Ethics & Global Politics (Jun 2011)

Towards global political parties

  • Heikki Patomäki

DOI
https://doi.org/10.3402/egp.v4i2.7334
Journal volume & issue
Vol. 4, no. 2
pp. 81 – 102

Abstract

Read online

While the transnational public sphere has existed in the Arendtian sense at least since the mid-19th century, a new kind of reflexively political global civil society emerged in the late 20th century. However, non-governmental organisations (NGOs), advocacy groups, and networks have limited agendas and legitimacy and, without the support of at least one state, limited means to realise changes. Since 2001, the World Social Forum (WSF) has formed a key attempt in forging links and ties of solidarity among diverse actors.
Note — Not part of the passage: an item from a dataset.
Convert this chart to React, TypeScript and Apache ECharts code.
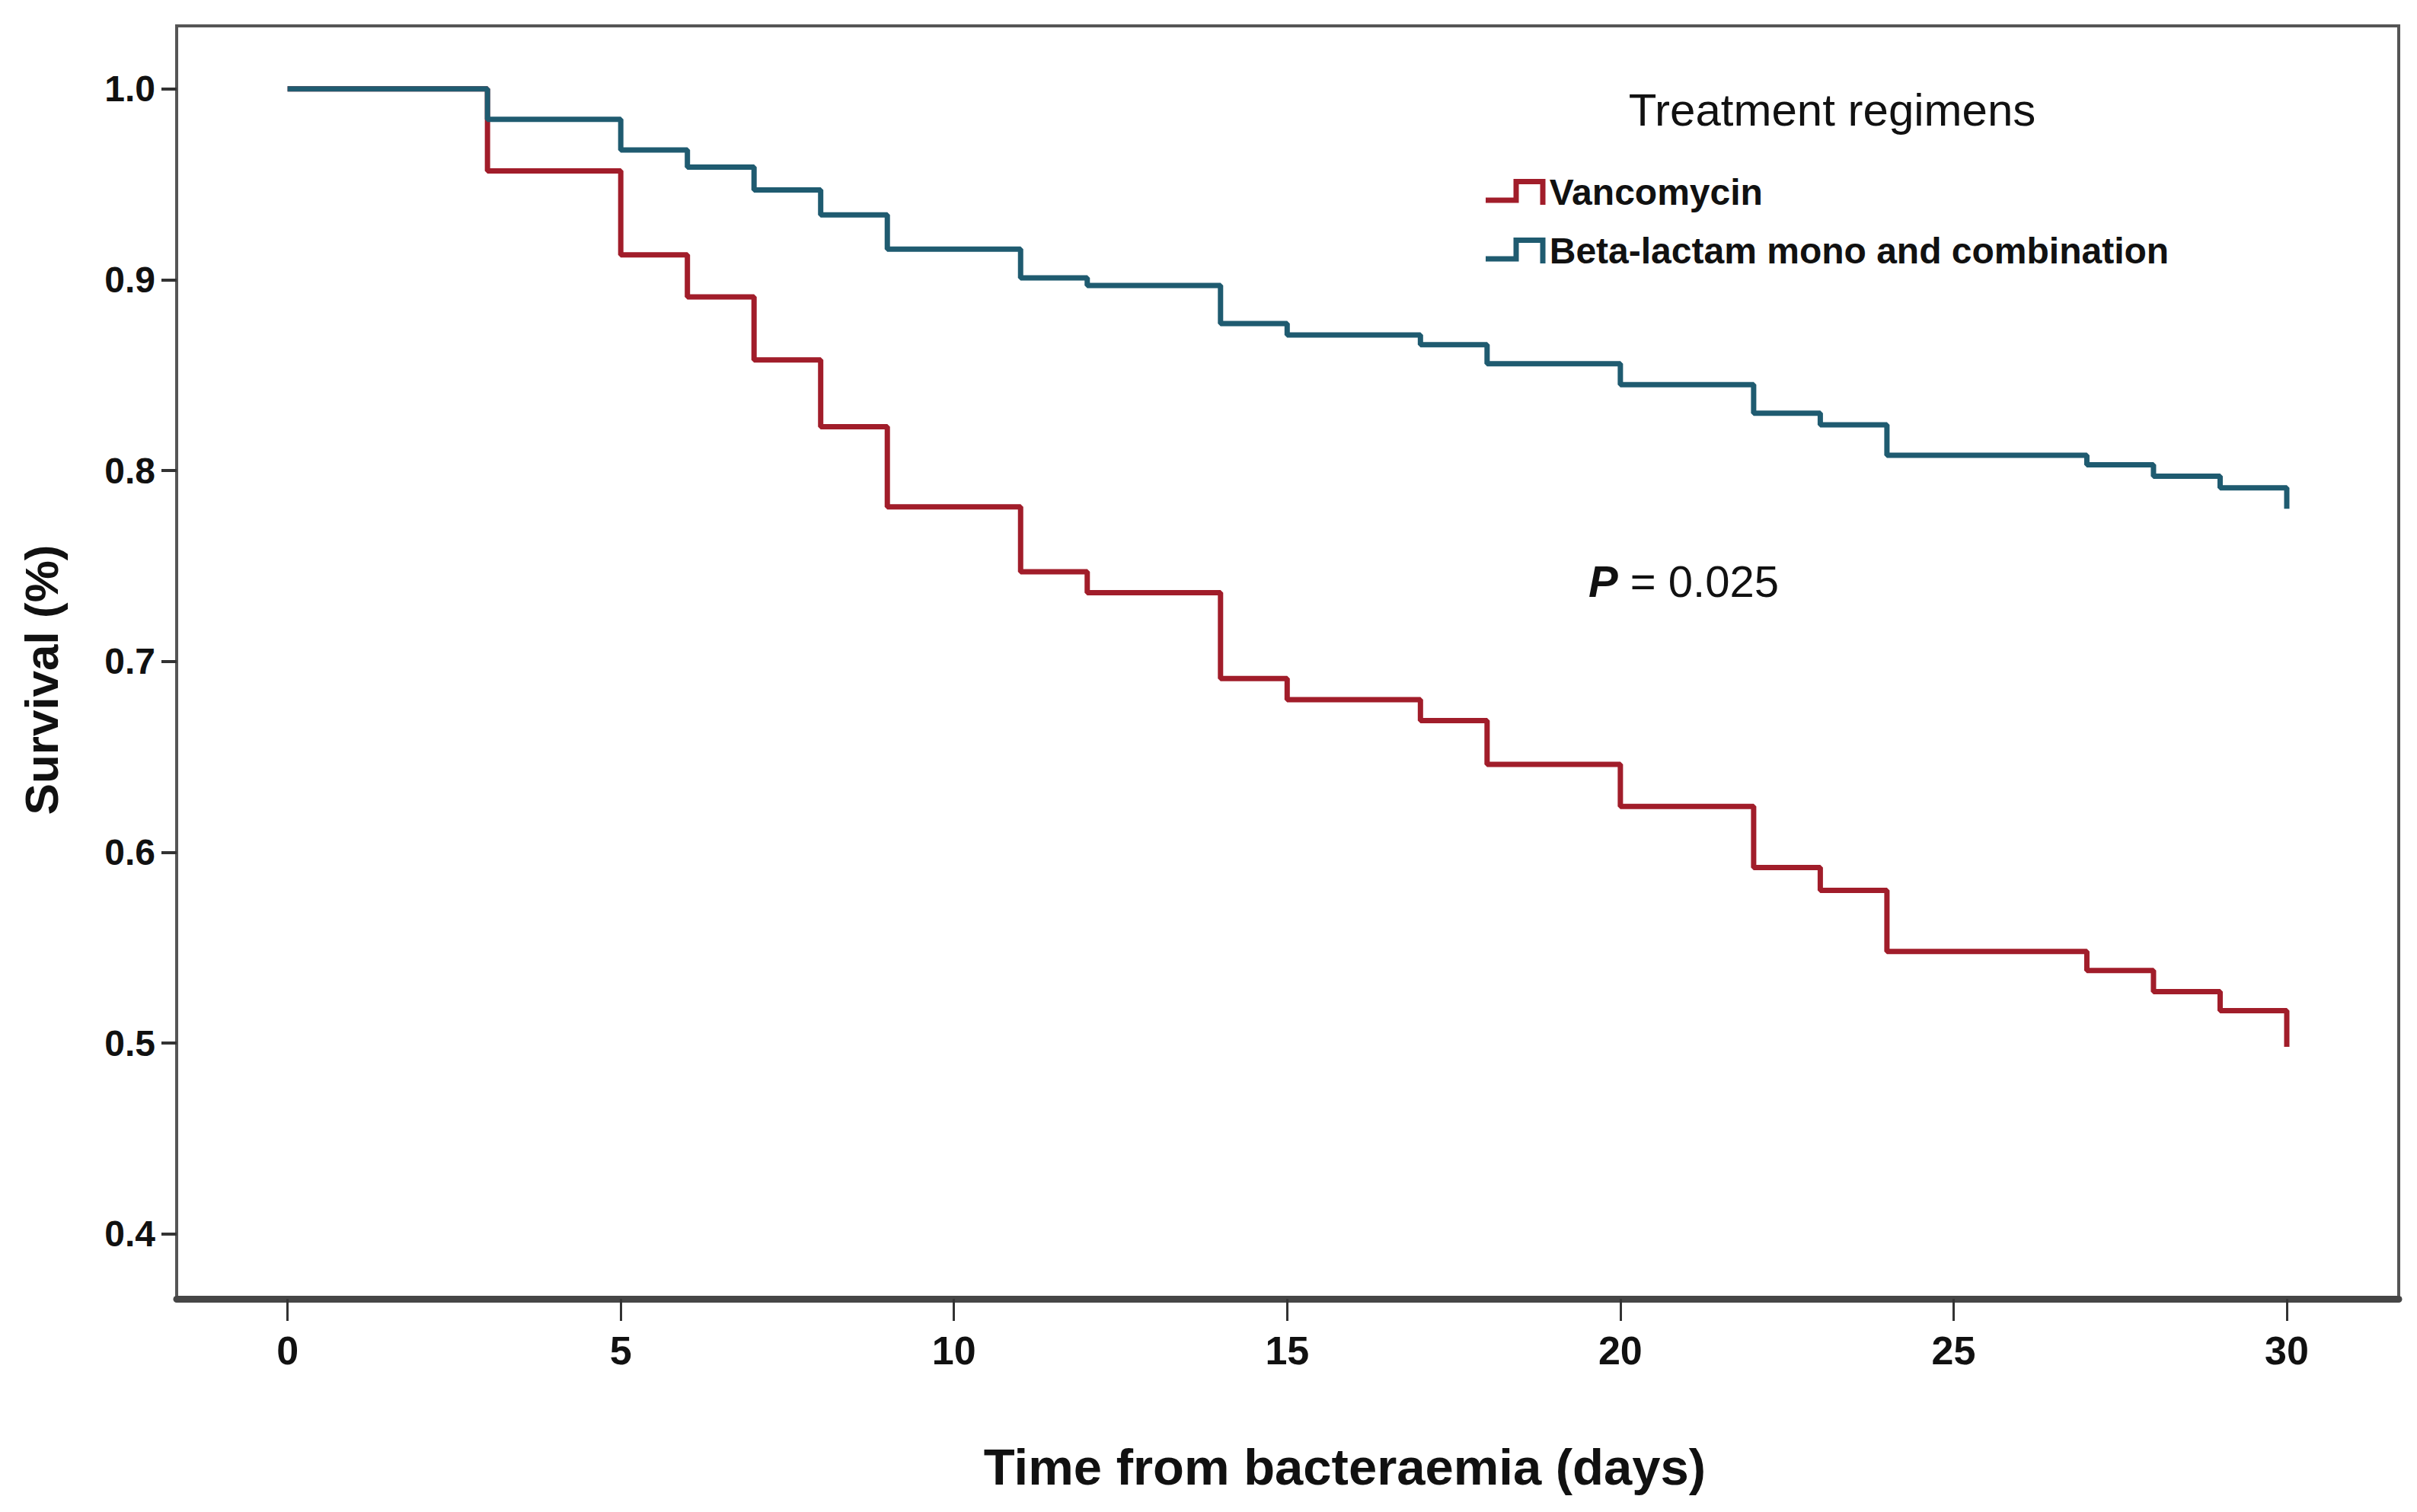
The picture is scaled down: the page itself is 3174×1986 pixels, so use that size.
import React, { useEffect, useRef } from "react";
import * as echarts from "echarts";

const days = [0, 3, 5, 6, 7, 8, 9, 11, 12, 14, 15, 17, 18, 20, 22, 23, 24, 27, 28, 29, 30];
const vancomycin = [1.0, 0.957, 0.913, 0.891, 0.858, 0.823, 0.781, 0.747, 0.736, 0.691, 0.68, 0.669, 0.646, 0.624, 0.592, 0.58, 0.548, 0.538, 0.527, 0.517, 0.498];
const betaLactam = [1.0, 0.984, 0.968, 0.959, 0.947, 0.934, 0.916, 0.901, 0.897, 0.877, 0.871, 0.866, 0.856, 0.845, 0.83, 0.824, 0.808, 0.803, 0.797, 0.791, 0.78];
const xTicks = [0, 5, 10, 15, 20, 25, 30];
const yTicks = [0.4, 0.5, 0.6, 0.7, 0.8, 0.9, 1.0];
const seriesNames = ["Vancomycin", "Beta-lactam mono and combination"];
const seriesColors = ["#a11d2a", "#1f5b70"];
const legendTitle = "Treatment regimens";
const xTitle = "Time from bacteraemia (days)";
const yTitle = "Survival (%)";
const pValue = "0.025";

const FONT = '"Liberation Sans", Arial, sans-serif';
const STEP_ICON =
  "path://M0,31.5L43.5,31.5L43.5,7L71.5,7L71.5,34L78.5,34L78.5,0L36.5,0L36.5,24.5L0,24.5Z";

export default function App() {
  const ref = useRef<HTMLDivElement>(null);

  useEffect(() => {
    if (!ref.current) return;
    const chart = echarts.init(ref.current, null, { renderer: "svg" });
    const toPairs = (vals: number[]) => days.map((d, i) => [d, vals[i]]);

    chart.setOption({
      animation: false,
      backgroundColor: "#ffffff",
      grid: {
        show: true,
        left: 232,
        top: 34,
        width: 2918,
        height: 1672,
        borderColor: "#555555",
        borderWidth: 4,
        backgroundColor: "transparent",
      },
      xAxis: {
        type: "value",
        min: -1.664,
        max: 31.68,
        axisLine: { show: true, onZero: false, lineStyle: { color: "#464646", width: 9 } },
        axisTick: {
          show: true,
          customValues: xTicks,
          length: 29,
          lineStyle: { color: "#333333", width: 3 },
        },
        axisLabel: {
          customValues: xTicks,
          margin: 42,
          fontSize: 52,
          fontWeight: "bold",
          color: "#111111",
          fontFamily: FONT,
        },
        splitLine: { show: false },
      },
      yAxis: {
        type: "value",
        min: 0.366,
        max: 1.033,
        axisLine: { show: false, onZero: false },
        axisTick: {
          show: true,
          customValues: yTicks,
          length: 20,
          lineStyle: { color: "#333333", width: 4 },
        },
        axisLabel: {
          customValues: yTicks,
          formatter: (v: number) => v.toFixed(1),
          margin: 28,
          fontSize: 48,
          fontWeight: "bold",
          color: "#111111",
          fontFamily: FONT,
        },
        splitLine: { show: false },
      },
      legend: {
        data: seriesNames,
        orient: "vertical",
        left: 1946,
        top: 223,
        itemWidth: 79,
        itemHeight: 34,
        itemGap: 29,
        icon: STEP_ICON,
        selectedMode: false,
        textStyle: { fontSize: 48, fontWeight: "bold", color: "#111111", fontFamily: FONT },
      },
      series: [
        {
          name: seriesNames[0],
          type: "line",
          step: "end",
          symbol: "none",
          data: toPairs(vancomycin),
          itemStyle: { color: seriesColors[0] },
          lineStyle: { color: seriesColors[0], width: 7 },
          z: 2,
        },
        {
          name: seriesNames[1],
          type: "line",
          step: "end",
          symbol: "none",
          data: toPairs(betaLactam),
          itemStyle: { color: seriesColors[1] },
          lineStyle: { color: seriesColors[1], width: 7 },
          z: 3,
        },
      ],
      graphic: [
        {
          type: "text",
          x: 54,
          y: 893,
          rotation: Math.PI / 2,
          style: {
            text: yTitle,
            fontSize: 62,
            fontWeight: "bold",
            fontFamily: FONT,
            fill: "#111111",
            align: "center",
            verticalAlign: "middle",
          },
        },
        {
          type: "text",
          x: 1766,
          y: 1926,
          style: {
            text: xTitle,
            fontSize: 67,
            fontWeight: "bold",
            fontFamily: FONT,
            fill: "#111111",
            align: "center",
            verticalAlign: "middle",
          },
        },
        {
          type: "text",
          x: 2406,
          y: 144,
          style: {
            text: legendTitle,
            fontSize: 60,
            fontFamily: FONT,
            fill: "#111111",
            align: "center",
            verticalAlign: "middle",
          },
        },
        {
          type: "text",
          x: 2086,
          y: 763,
          style: {
            text: "{p|P} = " + pValue,
            fontSize: 58,
            fontFamily: FONT,
            fill: "#111111",
            align: "left",
            verticalAlign: "middle",
            rich: {
              p: { fontSize: 58, fontStyle: "italic", fontWeight: "bold", fontFamily: FONT, fill: "#111111" },
            },
          },
        },
      ],
    });

    return () => chart.dispose();
  }, []);

  return (
    <div
      ref={ref}
      style={{ position: "fixed", left: 0, top: 0, width: "3174px", height: "1986px", background: "#fff" }}
    />
  );
}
Although the WSF may seem a party of opinion when defined negatively against neoliberal globalisation, imperialism, and violence, in more positive ideological terms it remains a rather incoherent collection of diverse actors; while itself defined as a mere open space. There is a quest for new forms of agency such as a world political party. Various historical predecessors of global political parties, real and imagined, provide conceptual resources, useful experiences for envisaging the structure, and function of a possible planetary party-formation. H.G. Wells's ‘open conspiracy’ is a particularly important future-oriented left-democratic vision. Wells believed that only a mass movement of truly committed individuals and groups could have the power to transform the world political organisation, by creating a democratic world commonwealth. Recently, for instance, Michael Hardt and Antonio Negri have formulated similar ideas. I argue that transformative political agency presupposes a shared programme, based on common elements of a wider and deeper world-view, and willingness to engage in processes of collective will-formation in terms of democratic procedures. From this perspective, I outline a possible organisation and some substantial directions for a global political party.. The point is also to respond to the criticism of existing parties and cultivate the critical-pluralist ethos of global civil society, but in terms of democratic party-formation.